If all performance marketing businesses choose to only focus on work with larger publishers in order to maximise the revenue from them, rather than trying to develop the long tail, how would this impact the wider industry?
On the subject of why it is important for the performance marketing industry to try and leverage the long tail, chief operating officer at Affiliate Window, Adam Ross, said the industry must do everything it can to support this area - or be faced with a rather ‘uninspiring’ future of a smaller group consisting of only large publishers.
Ross also said recently there has been some ‘scaremongering’, by those with ulterior motives about the complexities and risks in managing the long tail.
“Suggestions have been made that brand advertisers are better off without them. We categorically prove this is a flawed strategy,” Ross said.
“The publisher mix on the network is fluid and any brand which cuts themselves off from this diversity is missing a huge opportunity. There are very effective ways to manage and cultivate a healthy long tail with brand protection in mind and don’t be fooled otherwise. It’s not just a volume play but a value mix too.”

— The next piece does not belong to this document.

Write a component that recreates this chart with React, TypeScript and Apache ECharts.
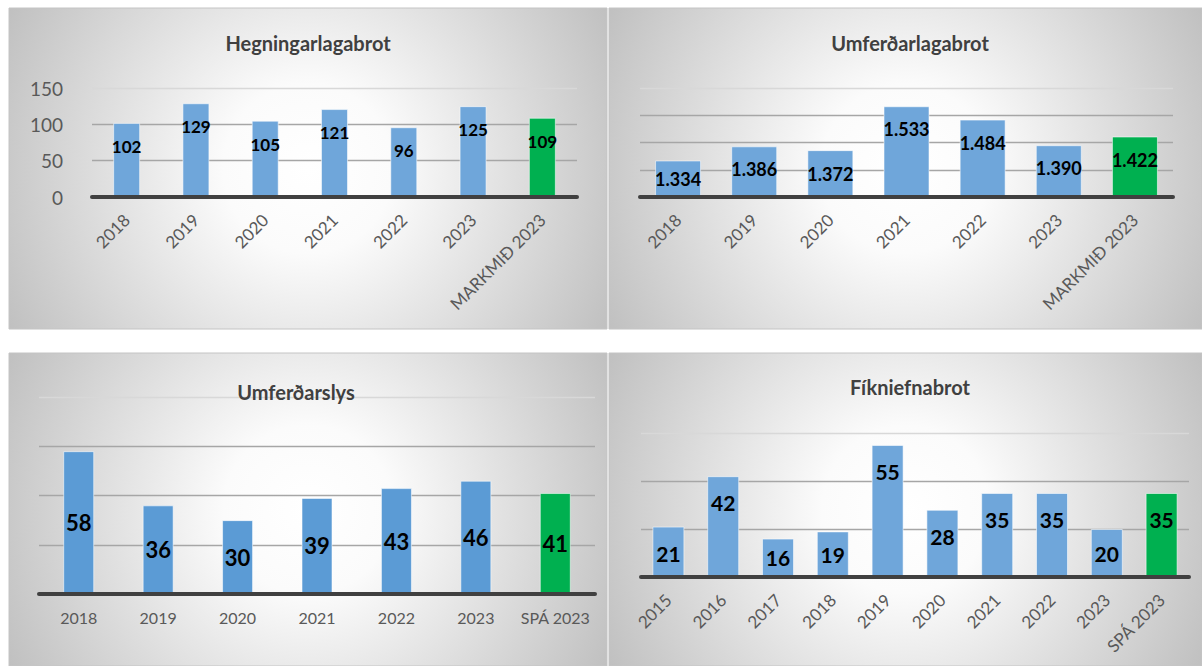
import React, { useEffect, useRef } from "react";
import * as echarts from "echarts";

// ---- Data ----
const crimeTitle = "Hegningarlagabrot";
const crimeCategories = ["2018", "2019", "2020", "2021", "2022", "2023", "MARKMIÐ 2023"];
const crimeValues = [102, 129, 105, 121, 96, 125, 109];
const crimeTicks = [0, 50, 100, 150];

const trafficTitle = "Umferðarlagabrot";
const trafficCategories = ["2018", "2019", "2020", "2021", "2022", "2023", "MARKMIÐ 2023"];
const trafficValues = [1334, 1386, 1372, 1533, 1484, 1390, 1422];

const accidentTitle = "Umferðarslys";
const accidentCategories = ["2018", "2019", "2020", "2021", "2022", "2023", "SPÁ 2023"];
const accidentValues = [58, 36, 30, 39, 43, 46, 41];

const drugTitle = "Fíkniefnabrot";
const drugCategories = ["2015", "2016", "2017", "2018", "2019", "2020", "2021", "2022", "2023", "SPÁ 2023"];
const drugValues = [21, 42, 16, 19, 55, 28, 35, 35, 20, 35];

const FONT = "Lato, 'Open Sans', sans-serif";
const GREEN = "#00b050";

function dotThousands(v: number): string {
  return String(v).replace(/\B(?=(\d{3})+(?!\d))/g, ".");
}

type Panel = {
  title: string;
  titleX: number;
  titleY: number;
  rect: { x: number; y: number; w: number; h: number };
  grid: { left: number; top: number; width: number; height: number };
  categories: string[];
  values: number[];
  min: number;
  max: number;
  interval: number;
  showYLabels: boolean;
  barWidth: number;
  color: string;
  labelSize: number;
  labelMode: "top" | "center";
  labelDistance: number;
  rotate: number;
  xFont: number;
  xMargin: number;
  thousands: boolean;
};

const panels: Panel[] = [
  {
    title: crimeTitle, titleX: 308, titleY: 43,
    rect: { x: 9, y: 8, w: 598, h: 321 },
    grid: { left: 92, top: 88, width: 485, height: 109 },
    categories: crimeCategories, values: crimeValues,
    min: crimeTicks[0], max: crimeTicks[crimeTicks.length - 1], interval: crimeTicks[1] - crimeTicks[0],
    showYLabels: true, barWidth: 27, color: "#6fa6da",
    labelSize: 17, labelMode: "top", labelDistance: 15,
    rotate: 45, xFont: 17, xMargin: 20, thousands: false,
  },
  {
    title: trafficTitle, titleX: 910, titleY: 43,
    rect: { x: 609, y: 8, w: 593, h: 321 },
    grid: { left: 640, top: 88, width: 533, height: 109 },
    categories: trafficCategories, values: trafficValues,
    min: 1200, max: 1600, interval: 100,
    showYLabels: false, barWidth: 46, color: "#6fa6da",
    labelSize: 18, labelMode: "top", labelDistance: 14,
    rotate: 45, xFont: 17, xMargin: 20, thousands: true,
  },
  {
    title: accidentTitle, titleX: 296, titleY: 392,
    rect: { x: 9, y: 353, w: 598, h: 313 },
    grid: { left: 39, top: 397, width: 556, height: 197 },
    categories: accidentCategories, values: accidentValues,
    min: 0, max: 80, interval: 20,
    showYLabels: false, barWidth: 31, color: "#5b9bd5",
    labelSize: 22, labelMode: "center", labelDistance: 0,
    rotate: 0, xFont: 16, xMargin: 15, thousands: false,
  },
  {
    title: drugTitle, titleX: 910, titleY: 387,
    rect: { x: 609, y: 353, w: 593, h: 313 },
    grid: { left: 641, top: 433, width: 548, height: 144 },
    categories: drugCategories, values: drugValues,
    min: 0, max: 60, interval: 20,
    showYLabels: false, barWidth: 32, color: "#6fa6da",
    labelSize: 21, labelMode: "top", labelDistance: 16,
    rotate: 45, xFont: 17, xMargin: 20, thousands: false,
  },
];

function buildOption() {
  const grids: any[] = [];
  const xAxes: any[] = [];
  const yAxes: any[] = [];
  const series: any[] = [];
  const graphics: any[] = [];

  panels.forEach((p, i) => {
    const cx = p.rect.x + p.rect.w / 2;
    const cy = p.rect.y + p.rect.h / 2;
    const r = Math.sqrt((p.rect.w / 2) ** 2 + (p.rect.h / 2) ** 2);
    graphics.push({
      type: "rect",
      z: -10,
      silent: true,
      shape: { x: p.rect.x, y: p.rect.y, width: p.rect.w, height: p.rect.h },
      style: {
        fill: new echarts.graphic.RadialGradient(cx, cy, r, [
          { offset: 0, color: "#ffffff" },
          { offset: 0.25, color: "#fbfbfb" },
          { offset: 1, color: "#c0c0c0" },
        ], true),
        stroke: "#c4c4c4",
        lineWidth: 1,
      },
    });
    graphics.push({
      type: "text",
      z: 50,
      x: p.titleX,
      y: p.titleY,
      style: {
        text: p.title,
        fontFamily: FONT,
        fontSize: 20,
        fontWeight: "bold",
        fill: "#404040",
        align: "center",
        verticalAlign: "middle",
      },
    });

    grids.push({ ...p.grid, outerBoundsMode: "none", containLabel: false });

    const nLines = Math.round((p.max - p.min) / p.interval) + 1;
    const lineColors = Array.from({ length: nLines }, (_, k) => (k === nLines - 1 ? "#d8d8d8" : "#a6a6a6"));

    xAxes.push({
      type: "category",
      gridIndex: i,
      data: p.categories,
      z: 5,
      axisLine: { lineStyle: { color: "#404040", width: 4 } },
      axisTick: { show: false },
      splitLine: { show: false },
      axisLabel: {
        interval: 0,
        rotate: p.rotate,
        fontSize: p.xFont,
        fontFamily: FONT,
        color: "#595959",
        margin: p.xMargin,
      },
    });
    yAxes.push({
      type: "value",
      gridIndex: i,
      min: p.min,
      max: p.max,
      interval: p.interval,
      axisLine: { show: false },
      axisTick: { show: false },
      axisLabel: {
        show: p.showYLabels,
        fontSize: 19,
        fontFamily: FONT,
        color: "#595959",
        margin: 29,
      },
      splitLine: { show: true, lineStyle: { color: lineColors, width: 1.3 } },
    });

    const last = p.values.length - 1;
    series.push({
      type: "bar",
      xAxisIndex: i,
      yAxisIndex: i,
      barWidth: p.barWidth,
      data: p.values.map((v, k) => {
        const px = ((v - p.min) / (p.max - p.min)) * p.grid.height;
        const useCenter = p.labelMode === "center" || px < 50;
        return {
          value: v,
          itemStyle: { color: k === last ? GREEN : p.color },
          label: useCenter
            ? { position: "inside" }
            : { position: "insideTop", distance: p.labelDistance },
        };
      }),
      itemStyle: { borderColor: "rgba(255,255,255,0.55)", borderWidth: 1 },
      label: {
        show: true,
        color: "#000000",
        fontFamily: FONT,
        fontWeight: "bold",
        fontSize: p.labelSize,
        formatter: (prm: any) => (p.thousands ? dotThousands(prm.value) : String(prm.value)),
      },
    });
  });

  return {
    animation: false,
    backgroundColor: "#ffffff",
    grid: grids,
    xAxis: xAxes,
    yAxis: yAxes,
    series,
    graphic: { elements: graphics },
  };
}

export default function App() {
  const ref = useRef<HTMLDivElement | null>(null);
  useEffect(() => {
    if (!ref.current) return;
    const chart = echarts.init(ref.current, undefined, { renderer: "svg" });
    chart.setOption(buildOption() as any);
    return () => chart.dispose();
  }, []);
  return (
    <div
      ref={ref}
      style={{ position: "absolute", left: 0, top: 0, width: 1202, height: 666 }}
    />
  );
}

Complexities & Obligations
Ross, who joined Affiliate Window nearly nine years ago, said the long tail has always been a crucial part of the Affiliate Window network and something it is passionate about nurturing and developing.
“It’s one of the most attractive areas of the publisher base because, apart from it being the place where larger publishers are born, it’s a vibrant source of incremental and high value sales for advertisers,” Ross said.
When asked if Affiliate Window could do more for long tail, Ross said the company has an obligation to listen to the needs of advertisers and long tail publishers; to ensure the platform provides the resources required to make performance marketing easy for these partners.
“As a new publisher, one has many monetisation solutions available and if you currently look at the ease of engaging with each one, performance marketing is probably one of the more complex. We have an obligation to address this,” Ross said.
When it comes to the question of whether other performance marketing networks and agencies do enough to support long tail, Ross said more can be done.
“We don’t believe any of us do enough and, as I mentioned previously, some parties appear to undermine its importance as the long tail requires greater investment in resource and care,” Ross begins.
“Performance marketing should be considered one of the primary channels for new publishers and sacrificing this approach for the ease of chasing volume has longer term consequences for everyone.”
Work to be Done
Ross stressed the importance of understanding the challenges new publishers face and that systems and approaches need to be adapted to suit the specific long tail needs.
“Whether that’s through evolution of the service we offer, technology or payment protection, depends entirely on the publisher type, but we only need to look at the current setup to see there’s a lot of work to be done, but progress is being made,” Ross said.
According to Ross, long tail is a thriving part of the business and is something its clients have a growing appreciation for. He said without a doubt the future for long tail is bright.
“Monetisation models and flexibility need to be examined to ensure the value being delivered by some of these publishers is adequately rewarded. We have some interesting pilots running with clients where this is being addressed with great effect,” Ross said.
“We believe there’s a lot for the long tail to be excited about in this space.”